The seeds of the tourist boom were planted in 1835, when a 27-year-old naturalist named Charles Darwin arrived on the HMS Beagle. Although Darwin spent just four weeks exploring the Galápagos, his visit sparked an intellectual revolution. His subtle observations of wildlife and geology forced humanity to fundamentally reconsider its role in the natural world.

“Probably all the organic beings which have ever lived on this earth,” Darwin wrote in On The Origin of Species, “have descended from some one primordial formThere is grandeur in this view of life … that, whilst this planet has gone cycling on according to the fixed law of gravity, from so simple a beginning endless forms most beautiful and most wonderful have been, and are being, evolved.”
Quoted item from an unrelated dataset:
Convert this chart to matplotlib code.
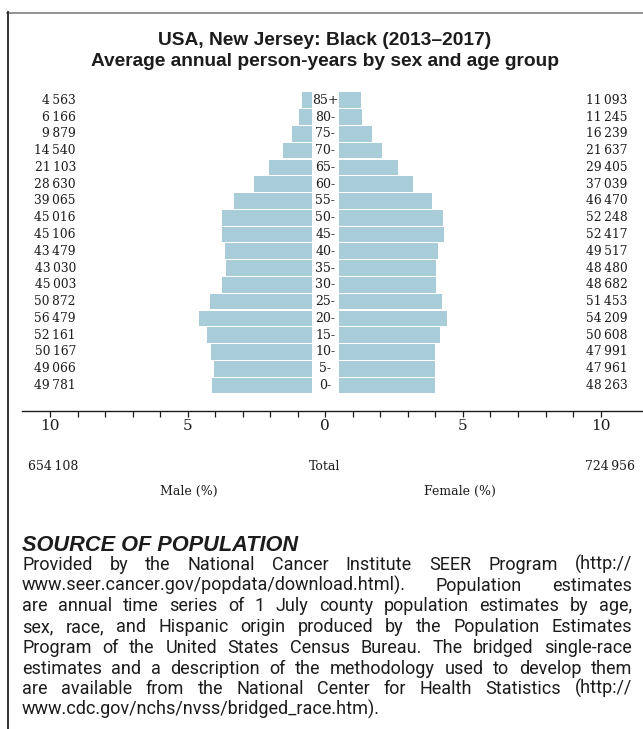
import matplotlib as mpl

mpl.use("Agg")

import matplotlib.pyplot as plt
from matplotlib import font_manager
from matplotlib.lines import Line2D

FIG_W, FIG_H = 643, 729

AGE_GROUPS = ["0-", "5-", "10-", "15-", "20-", "25-", "30-", "35-", "40-",
              "45-", "50-", "55-", "60-", "65-", "70-", "75-", "80-", "85+"]
MALE = [49781, 49066, 50167, 52161, 56479, 50872, 45003, 43030, 43479,
        45106, 45016, 39065, 28630, 21103, 14540, 9879, 6166, 4563]
FEMALE = [48263, 47961, 47991, 50608, 54209, 51453, 48682, 48480, 49517,
          52417, 52248, 46470, 37039, 29405, 21637, 16239, 11245, 11093]
MALE_TOTAL = 654108
FEMALE_TOTAL = 724956
TICK_VALUES = list(range(-10, 11))
TICK_LABELS = ["10", "5", "0", "5", "10"]

TITLE = ["USA, New Jersey: Black (2013\u20132017)",
         "Average annual person-years by sex and age group"]
SOURCE_HEAD = "SOURCE OF POPULATION"
SOURCE_LINES = [
    "Provided by the National Cancer Institute SEER Program (http://",
    "www.seer.cancer.gov/popdata/download.html). Population estimates",
    "are annual time series of 1 July county population estimates by age,",
    "sex, race, and Hispanic origin produced by the Population Estimates",
    "Program of the United States Census Bureau. The bridged single-race",
    "estimates and a description of the methodology used to develop them",
    "are available from the National Center for Health Statistics (http://",
    "www.cdc.gov/nchs/nvss/bridged_race.htm).",
]

BAR_COLOR = "#a8ccd8"
INK = "#1c1c1c"
GAP = 0.5  # half-width of the age label column, in % units


def pick_font(names):
    available = {f.name for f in font_manager.fontManager.ttflist}
    for name in names:
        if name in available:
            return name
    return "DejaVu Sans"


SANS = pick_font(["Liberation Sans", "Roboto", "DejaVu Sans"])
BODY = pick_font(["Roboto", "Liberation Sans", "DejaVu Sans"])
SERIF = pick_font(["DejaVu Serif", "Liberation Serif"])


def fx(x):
    return x / FIG_W


def fy(y):
    return 1 - y / FIG_H


def fmt(v):
    return f"{v:,}".replace(",", "\u2009")


def text_width(fig, renderer, s, size, family, **kw):
    t = fig.text(0, 0, s, fontsize=size, family=family, **kw)
    w = t.get_window_extent(renderer).width
    t.remove()
    return w


def space_width(fig, renderer, size, family):
    return (text_width(fig, renderer, "a a", size, family)
            - text_width(fig, renderer, "aa", size, family))


def justify(fig, renderer, lines, x0, width, baselines, size, family):
    for i, line in enumerate(lines):
        words = line.split(" ")
        texts = [fig.text(0, fy(baselines[i]), w, fontsize=size, family=family,
                          color=INK, va="baseline", ha="left") for w in words]
        widths = [t.get_window_extent(renderer).width for t in texts]
        if i == len(lines) - 1 or len(words) == 1:
            gap = space_width(fig, renderer, size, family)
        else:
            gap = (width - sum(widths)) / (len(words) - 1)
        x = x0
        for t, w in zip(texts, widths):
            t.set_x(fx(x))
            x += w + gap


total = MALE_TOTAL + FEMALE_TOTAL
male_pct = [v / total * 100 for v in MALE]
female_pct = [v / total * 100 for v in FEMALE]
ypos = list(range(len(AGE_GROUPS)))

fig = plt.figure(figsize=(FIG_W / 100, FIG_H / 100), dpi=100, facecolor="white")
ax = fig.add_axes([fx(21.7), fy(410.7), 1 - fx(21.7), fy(85) - fy(410.7)])
ax.set_xlim(-11.03, 11.54)
ax.set_ylim(-1.5, 17.91)

ax.barh(ypos, [-p for p in male_pct], left=-GAP, height=0.93, color=BAR_COLOR, linewidth=0)
ax.barh(ypos, female_pct, left=GAP, height=0.93, color=BAR_COLOR, linewidth=0)

for y, age, m, f in zip(ypos, AGE_GROUPS, MALE, FEMALE):
    ax.text(0.0, y, age, ha="center", va="center", fontsize=9, family=SERIF, color=INK)
    ax.text(-9.06, y, fmt(m), ha="right", va="center", fontsize=8.8, family=SERIF, color=INK)
    ax.text(10.98, y, fmt(f), ha="right", va="center", fontsize=8.8, family=SERIF, color=INK)

for side in ["top", "left", "right"]:
    ax.spines[side].set_visible(False)
ax.spines["bottom"].set_linewidth(1.0)
ax.spines["bottom"].set_color(INK)
ax.set_yticks([])
ax.set_xticks(TICK_VALUES)
ax.set_xticklabels([TICK_LABELS[(v + 10) // 5] if v % 5 == 0 else "" for v in TICK_VALUES],
                   family=SERIF, fontsize=11, color=INK)
ax.tick_params(axis="x", length=4, width=0.9, color=INK, pad=2)

# totals and axis captions
fig.text(fx(28), fy(467), fmt(MALE_TOTAL), ha="left", va="center", fontsize=9, family=SERIF, color=INK)
fig.text(fx(325), fy(467), "Total", ha="center", va="center", fontsize=9, family=SERIF, color=INK)
fig.text(fx(635), fy(467), fmt(FEMALE_TOTAL), ha="right", va="center", fontsize=9, family=SERIF, color=INK)
fig.text(fx(189), fy(491), "Male (%)", ha="center", va="center", fontsize=9, family=SERIF, color=INK)
fig.text(fx(459.6), fy(491), "Female (%)", ha="center", va="center", fontsize=9, family=SERIF, color=INK)

renderer = fig.canvas.get_renderer()

# title, sized so the second line spans the same width as in the source
title_w = text_width(fig, renderer, TITLE[1], 10, SANS, fontweight="bold")
title_size = 10 * 469 / title_w
fig.text(fx(325), fy(45), TITLE[0], ha="center", va="baseline", fontsize=title_size,
         fontweight="bold", family=SANS, color=INK)
fig.text(fx(325), fy(66), TITLE[1], ha="center", va="baseline", fontsize=title_size,
         fontweight="bold", family=SANS, color=INK)

# source block, justified
head_w = text_width(fig, renderer, SOURCE_HEAD, 10, SANS, fontweight="bold", style="italic")
fig.text(fx(22), fy(551), SOURCE_HEAD, ha="left", va="baseline", family=SANS,
         fontsize=10 * 276 / head_w, fontweight="bold", style="italic", color=INK)

body_x0, body_w = 22, 610
sp = space_width(fig, renderer, 10, BODY)
natural = max(sum(text_width(fig, renderer, w, 10, BODY) for w in ln.split(" "))
              + sp * (len(ln.split(" ")) - 1) for ln in SOURCE_LINES[:-1])
body_size = min(13.0, 10 * body_w / natural * 0.995)
baselines = [570 + 20.7 * i for i in range(len(SOURCE_LINES))]
justify(fig, renderer, SOURCE_LINES, body_x0, body_w, baselines, body_size, BODY)

# frame: grey top rule, dark left rule
fig.add_artist(Line2D([fx(7), 1], [fy(12.5), fy(12.5)], color="#8a8a8a", linewidth=1.3,
                      transform=fig.transFigure))
fig.add_artist(Line2D([fx(7.5), fx(7.5)], [fy(12), 0], color="#222222", linewidth=1.3,
                      transform=fig.transFigure))

fig.savefig("out.png", dpi=100)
Galapagos | San Cristobal | Photo: James Kaiser

In 1959, exactly 100 years after the publication of On The Origin of Species, 97 percent of the Galápagos was declared a national park. Since then millions of people have visited the islands. They come to follow in Darwin’s footsteps, to experience the landscapes and wildlife that inspired one of history’s greatest thinkers. Most, even the “Non-Nature People,” leave with a profoundly expanded view of the natural world. In this day and age, I can think of a million worse ways to spend one’s time.

“Someday,” my sister-in-law told me before I flew to Ecuador, “I’d love to take my kids to the Galápagos.”

I hope they get to go. These remote islands, overlooked and misunderstood for so long, are home to ideas and experiences worth sharing.